Streaking and banding diagnosis

Use the solid fill and halftone patches together to distinguish a drum-related streaking problem from a toner-density or fuser issue.

Toner cartridge replacement check

Print this sheet after swapping a toner cartridge or drum unit to confirm even coverage before running a real job.

Moire and dot-gain inspection

Check the halftone patches for moire patterns or excessive dot gain, which matter most for reproducing scanned or halftoned source material.

Fuser performance check

The reverse-text and solid-fill areas reveal whether toner is fully fused to the page or prone to smearing and flaking.

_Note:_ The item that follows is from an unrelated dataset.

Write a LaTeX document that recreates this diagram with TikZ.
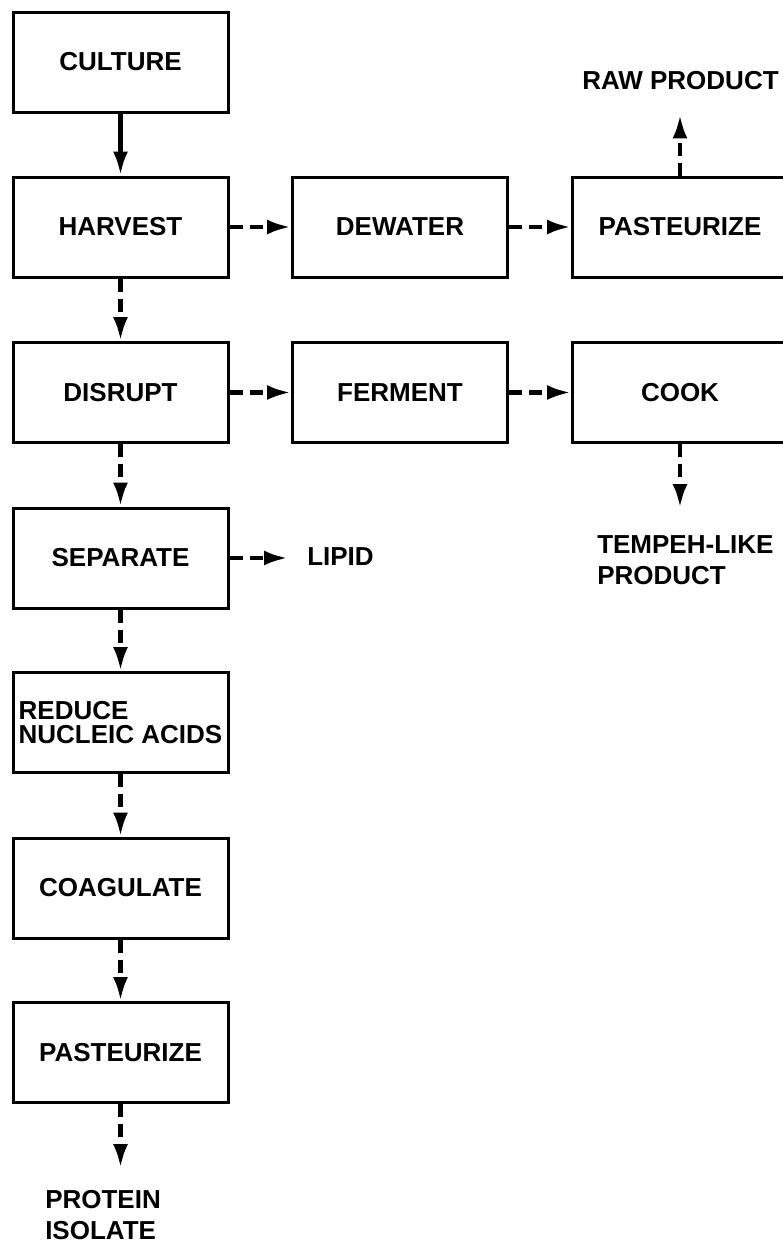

Frequently asked questions

What's a normal amount of dot variation in the halftone patches?
Some natural variation in dot edge softness is normal, especially at higher coverage where dots begin to merge. What's not normal is visibly irregular dot placement, missing dots in a regular pattern, or dots that merge unevenly across the patch.
My printed page has faint vertical lines - what does that mean?
Consistent vertical streaking, especially visible in the solid black fill, usually points to a scratch or defect on the drum rather than a toner-level or settings issue - it typically won't clear up with a cartridge shake or reseat.
Is this test relevant to color laser printers?
The solid-fill and halftone concepts apply to color laser printers too, though this particular chart uses only black. For per-channel color diagnostics on a color laser printer, use the CMYK ink chart instead.